A farthest-south opinion, delivered the same day last week in a 5-to-2 decision, illustrated clearly the wide swing of the Court. The decision, read by Justice Felix Frankfurter, brought up the same problem in another position, one that may well involve the same branches of Government in the same struggle for supremacy.

The problem before the Court was jurisdictional labor strikes, used by unions chiefly as a means of keeping monopolistic controls. The problem was posed in the Carpenters’ case, where the A. F. of L. Carpenters union, controlled by hulking, button-eyed “Big Bill” Hutcheson, struck against the St. Louis brewers, Anheuser-Busch, Inc., in an attempt to force the company to turn over to the carpenters the millwright work already being done under A. F. of L. contract by the Machinists union.

Assistant Attorney General Thurman Arnold brought criminal action against the Carpenters on the grounds of interference with interstate commerce, argued that unions are subject to the Sherman antitrust act. Justice Frankfurter held instead that the 1914 Clayton Act and the 1932 Norris-LaGuardia Act tended to exempt unions from anti-trust law, granted labor immunity from anti-trust prosecution no matter how directly their jurisdictional disputes operate in restraint of trade.

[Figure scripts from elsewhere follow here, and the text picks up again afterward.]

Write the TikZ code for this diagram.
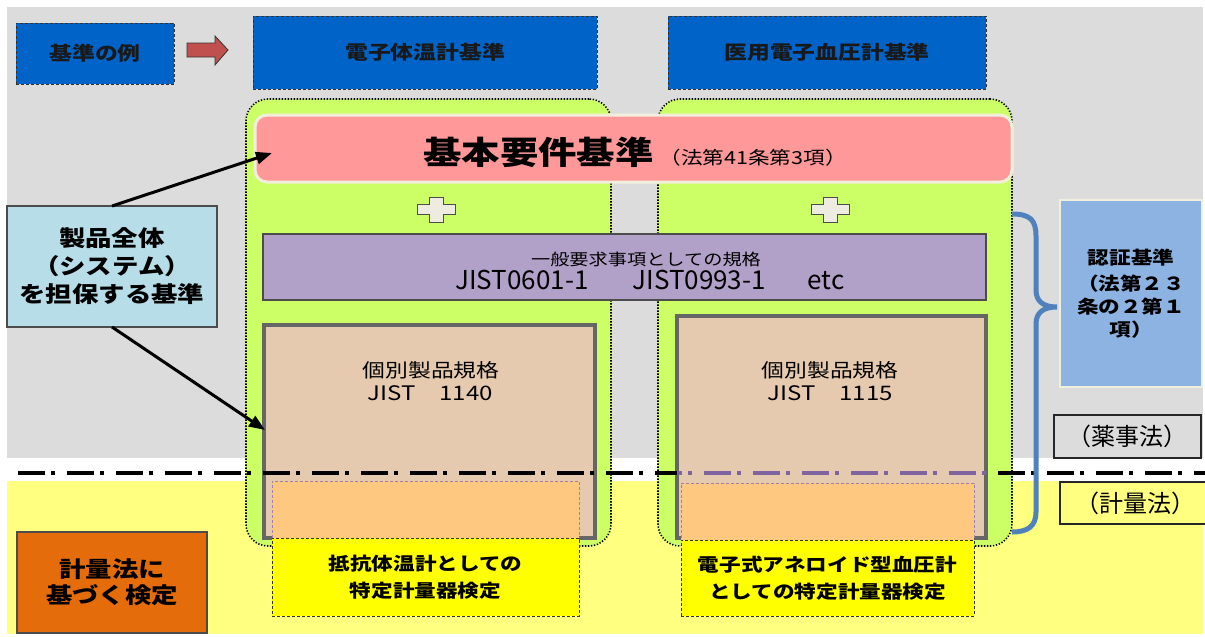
\documentclass[tikz,border=0pt]{standalone}
\usepackage{fontspec}
\setmainfont{Noto Sans CJK JP}
\newfontfamily\jpw{Noto Sans CJK JP}[FakeStretch=1.2]
\usetikzlibrary{arrows.meta}
\definecolor{cbggray}{HTML}{DCDCDC}
\definecolor{cbgyellow}{HTML}{FFFF80}
\definecolor{ctopblue}{HTML}{0063C8}
\definecolor{carrowred}{HTML}{C0504D}
\definecolor{cgreen}{HTML}{CCFF66}
\definecolor{cpink}{HTML}{FF9999}
\definecolor{ccream}{HTML}{F2EEDC}
\definecolor{cplus}{HTML}{EEECE1}
\definecolor{cpurple}{HTML}{B1A0C7}
\definecolor{ctan}{HTML}{E6CAB0}
\definecolor{ctanline}{HTML}{666666}
\definecolor{corangein}{HTML}{FFC880}
\definecolor{corangedash}{HTML}{A080A8}
\definecolor{cyellowlab}{HTML}{FFFF00}
\definecolor{clightblue}{HTML}{B7DEE8}
\definecolor{cnintei}{HTML}{8DB3E2}
\definecolor{corange}{HTML}{E46C0A}
\definecolor{cbrace}{HTML}{4F81BD}
\definecolor{cviolet}{HTML}{8064A2}
\newcommand\fs[2]{\fontsize{#1}{#2}\selectfont}
\begin{document}
\begin{tikzpicture}[x=1pt,y=-1pt,
  base/.style={inner sep=0pt, outer sep=0pt, anchor=north west, align=center},
  txt/.style={inner sep=0pt, outer sep=0pt, align=center},
  topbox/.style={base, fill=ctopblue, draw=black!80, dash pattern=on 3pt off 2pt, line width=0.8pt, font=\jpw\bfseries\fs{19}{23}, text=black!90},
  greenbox/.style={base, fill=cgreen, draw=black, line width=1.6pt, dash pattern=on 1.3pt off 1.7pt, rounded corners=22pt},
  pinkbox/.style={base, fill=cpink, draw=ccream, line width=3pt, rounded corners=12pt},
  plusbox/.style={fill=cplus, draw=black!70, line width=1pt},
  purplebox/.style={base, fill=cpurple, draw=black!70, line width=1.2pt},
  tanbox/.style={base, fill=ctan, draw=ctanline, line width=3.5pt},
  orangein/.style={base, fill=corangein, draw=corangedash, line width=1pt, dash pattern=on 3pt off 2pt},
  yellowlab/.style={base, fill=cyellowlab, draw=black!80, line width=0.9pt, dash pattern=on 3pt off 2pt, font=\jpw\bfseries\fs{18}{27}},
  lbbox/.style={base, fill=clightblue, draw=black!70, line width=1.2pt, font=\jpw\bfseries\fs{22}{28}},
  ninteibox/.style={base, fill=cnintei, draw=ccream, line width=2.5pt, font=\jpw\bfseries\fs{18}{23}},
  lawbox/.style={base, draw=black!85, line width=1.2pt, font=\fs{24}{28}},
  orbox/.style={base, fill=corange, draw=black!70, line width=1.2pt, font=\jpw\bfseries\fs{22}{26}},
  arr/.style={line width=3pt, -{Triangle[length=16pt,width=12pt]}},
  brace/.style={draw=cbrace, line width=5pt},
  dashdot/.style={line width=3.5pt, dash pattern=on 27pt off 6pt on 4pt off 12pt}
]
\useasboundingbox (0,0) rectangle (1205,637);
\fill[white] (0,0) rectangle (1205,637);
% backgrounds
\fill[cbggray] (7,7) rectangle (1203,458);
\fill[cbgyellow] (7,481) rectangle (1203,634);

% top row
\node[topbox, minimum width=158, minimum height=61] (ex) at (16,23) {基準の例};
\fill[carrowred, draw=black!80, line width=0.8pt] (187,43) -- (215,43) -- (215,36) -- (228,50) -- (215,65) -- (215,57) -- (187,57) -- cycle;
\node[topbox, minimum width=344, minimum height=73] (t1) at (253,16) {電子体温計基準};
\node[topbox, minimum width=318, minimum height=73] (t2) at (668,16) {医用電子血圧計基準};

% green groups
\node[greenbox, minimum width=365, minimum height=447] (g1) at (246,99) {};
\node[greenbox, minimum width=354, minimum height=447] (g2) at (658,99) {};

% basic requirements
\node[pinkbox, minimum width=757, minimum height=67] (req) at (255,115) {};
\node[txt, anchor=base] (reqt) at (635,164) {{\jpw\bfseries\fs{32}{36}基本要件基準}\hspace{6pt}{\jpw\fs{18}{22}（法第41条第3項）}};

% plus signs
\foreach \cx/\nm in {436/p1,830/p2}{
  \begin{scope}[shift={(\cx,209)}]
    \draw[plusbox] (-7,-12) -- (7,-12) -- (7,-5) -- (19,-5) -- (19,5) -- (7,5) -- (7,13) -- (-7,13) -- (-7,5) -- (-19,5) -- (-19,-5) -- (-7,-5) -- cycle;
  \end{scope}
}

% general standards
\node[purplebox, minimum width=723, minimum height=66] (gen) at (263,234) {};
\node[txt, font=\jpw\fs{16}{20}] (gen1) at (646,259) {一般要求事項としての規格};
\node[txt, font=\fs{26}{28}] (gen2) at (650,280) {JIST0601-1\hspace{44pt}JIST0993-1\hspace{42pt}etc};

% individual product standards
\node[tanbox, minimum width=331, minimum height=213] (tan1) at (264,325) {};
\node[tanbox, minimum width=309, minimum height=222] (tan2) at (677,316) {};
\node[txt, font=\jpw\fs{19}{23}] (tan1a) at (431,370) {個別製品規格};
\node[txt, font=\jpw\fs{20}{23}] (tan1b) at (430,393) {JIST　1140};
\node[txt, font=\jpw\fs{19}{23}] (tan2a) at (830,370) {個別製品規格};
\node[txt, font=\jpw\fs{20}{23}] (tan2b) at (830,393) {JIST　1115};

% inner orange dashed boxes
\node[orangein, minimum width=307, minimum height=57] (o1) at (272,481) {};
\node[orangein, minimum width=293, minimum height=57] (o2) at (681,483) {};

% yellow label boxes
\node[yellowlab, minimum width=307, minimum height=78] (y1) at (272,538) {抵抗体温計としての\\特定計量器検定};
\node[yellowlab, minimum width=293, minimum height=76] (y2) at (681,540) {電子式アネロイド型血圧計\\としての特定計量器検定};

% dash-dot boundary
\coordinate (dl) at (18,473);
\coordinate (dr) at (1205,473);
\coordinate (vl) at (677,473);
\coordinate (vr) at (986,473);
\draw[dashdot] (dl) -- (dr);
\draw[dashdot, cviolet, dash phase=22pt] (vl) -- (vr);

% whole-system box and arrows
\node[lbbox, minimum width=210, minimum height=121] (lb) at (7,206) {製品全体\\（システム）\\を担保する基準};
\coordinate (tipa) at (272,153);
\coordinate (tipb) at (265,430);
\draw[arr] (lb.north) -- (tipa);
\draw[arr] (lb.south) -- (tipb);

% right side
\coordinate (bt) at (1012,214);
\coordinate (bb) at (1012,532);
\draw[brace] (bt) .. controls (1030,214) and (1036,220) .. (1036,236) -- (1036,290) .. controls (1036,302) and (1044,307) .. (1057,307) .. controls (1044,307) and (1036,312) .. (1036,324) -- (1036,512) .. controls (1036,526) and (1028,532) .. (bb);
\node[ninteibox, minimum width=142, minimum height=187] (nin) at (1060,200) {};
\node[txt, font=\jpw\bfseries\fs{18}{23}] (nint) at (1131,294) {認証基準\\[3pt]（法第２３\\条の２第１\\項）};
\node[lawbox, fill=cbggray, minimum width=147, minimum height=43] (yaku) at (1054,415) {（薬事法）};
\node[lawbox, fill=cbgyellow, minimum width=150, minimum height=42] (keir) at (1060,482) {（計量法）};

% measurement law box
\node[orbox, minimum width=190, minimum height=101] (kei) at (17,532) {計量法に\\基づく検定};
\end{tikzpicture}
\end{document}
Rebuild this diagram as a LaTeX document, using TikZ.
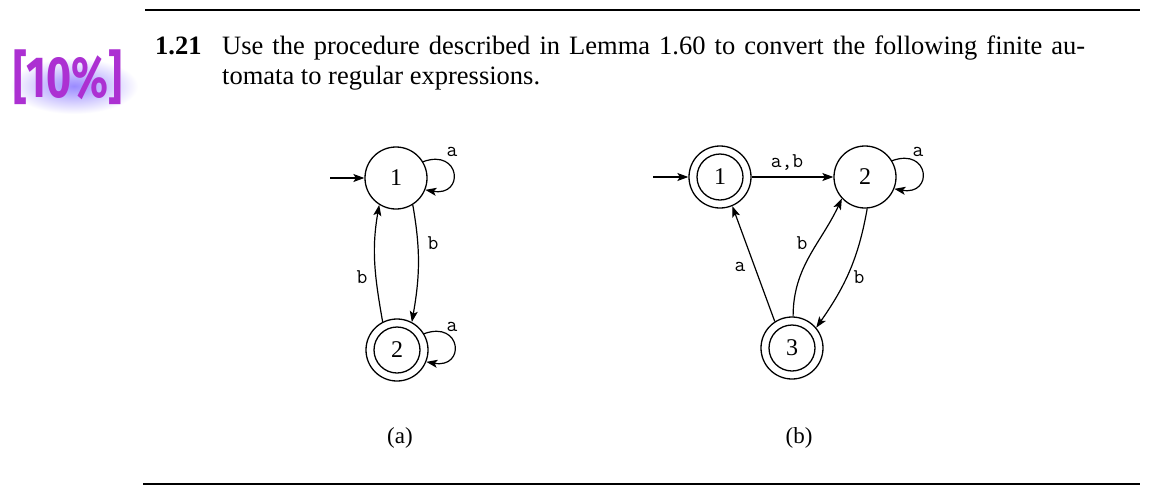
\documentclass[tikz,border=0pt]{standalone}
\usepackage{fontspec}
\setmainfont{Liberation Serif}
\newfontfamily\badgefont{Fira Sans}
\usetikzlibrary{arrows.meta}
\definecolor{badge}{RGB}{172,48,210}
\definecolor{glow}{RGB}{120,100,255}
\begin{document}
\begin{tikzpicture}[x=1pt,y=1pt,
  state/.style={circle,draw,line width=1.3pt,minimum size=62pt,inner sep=0pt,
    font=\fontsize{24}{24}\selectfont},
  accept/.style={state,path picture={\draw[line width=1.3pt] (path picture bounding box.center) circle (23pt);}},
  edge/.style={-{Stealth[length=11pt,width=8pt,inset=2.5pt]},line width=1.2pt},
  lab/.style={font=\ttfamily\fontsize{21}{21}\selectfont,inner sep=0pt},
  body/.style={font=\fontsize{26.5}{26.5}\selectfont,inner sep=0pt,anchor=base west},
  captext/.style={font=\fontsize{23}{23}\selectfont,inner sep=0pt},
  badgestyle/.style={font=\badgefont\bfseries\fontsize{58}{58}\selectfont,inner sep=0pt}
]
\useasboundingbox (0,0) rectangle (1152,-496);
\fill[white] (0,0) rectangle (1152,-496);

% rules
\draw[line width=1.4pt] (145,-10) -- (1140,-10);
\draw[line width=1.4pt] (143,-484) -- (1140,-484);

% badge with soft glow
\shade[inner color=glow!75,outer color=white] (74,-86) ellipse (64 and 28);
\node[badgestyle,text=badge] (badge) at (68,-77) {\scalebox{0.74}[1]{[10\%]}};

% problem text
\node[body] (num) at (155,-54) {\textbf{1.21}};
\node[body] (line1) at (222,-54) {\makebox[863pt][s]{Use the procedure described in Lemma 1.60 to convert the following finite au-}};
\node[body] (line2) at (222,-84) {tomata to regular expressions.};

% automaton (a)
\node[state] (a1) at (396,-178) {1};
\node[accept] (a2) at (397,-350) {2};
\coordinate (a0) at (330,-178);
\draw[edge] (a0) -- (a1);
\draw[edge] (a1.31) .. controls +(20:40) and +(-10:40) .. (a1.-22);
\node[lab] (la11) at (452,-152) {a};
\draw[edge] (a1.-58) to[out=-80,in=80] (a2.62);
\node[lab] (la12) at (433,-243) {b};
\draw[edge] (a2.117) to[out=100,in=-100] (a1.-122);
\node[lab] (la21) at (362,-277) {b};
\draw[edge] (a2.31) .. controls +(20:40) and +(-10:40) .. (a2.-22);
\node[lab] (la22) at (452,-327) {a};
\node[captext] (capa) at (400,-438) {(a)};

% automaton (b)
\node[accept] (b1) at (720,-177) {1};
\node[state] (b2) at (865,-177) {2};
\node[accept] (b3) at (792,-348) {3};
\coordinate (b0) at (653,-177);
\draw[edge] (b0) -- (b1);
\draw[edge] (b1) -- (b2);
\node[lab] (lb12) at (787,-163) {a,b};
\draw[edge] (b2.31) .. controls +(20:40) and +(-10:40) .. (b2.-22);
\node[lab] (lb22) at (918,-152) {a};
\draw[edge] (b3.123) -- (b1.-67);
\node[lab] (lb31) at (740,-267) {a};
\draw[edge] (b3.88) to[out=90,in=-115] (b2.-137);
\node[lab] (lb32) at (802,-243) {b};
\draw[edge] (b2.-86) to[out=-100,in=55] (b3.40);
\node[lab] (lb23) at (859,-277) {b};
\node[captext] (capb) at (799,-438) {(b)};
\end{tikzpicture}
\end{document}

The decision staggered Justice Owen Roberts, Chief Justice Hughes, the press —and particularly Thurman Arnold. Said the two dissenters, in language clear and vigorous as that of Mr. Holmes: “. . . Resurrecting a rejected construction of the Clayton Act and extending a policy strictly limited by the Congress itself in the Norris-LaGuardia Act, seems … a usurpation by the courts of the function of the Congress not only novel but fraught . . . with the most serious dangers. … I venture to say that no court has ever undertaken so radically to legislate where Congress has refused to do so. . . .”

The struggle was on again. The Washington Post said that the decision would “perpetuate the enormous powers” of labor racketeers. Unless Congress legislated directly, it looked as if the Court had passed a miracle: that onetime underdog Labor would be transmogrified into a sacred cow.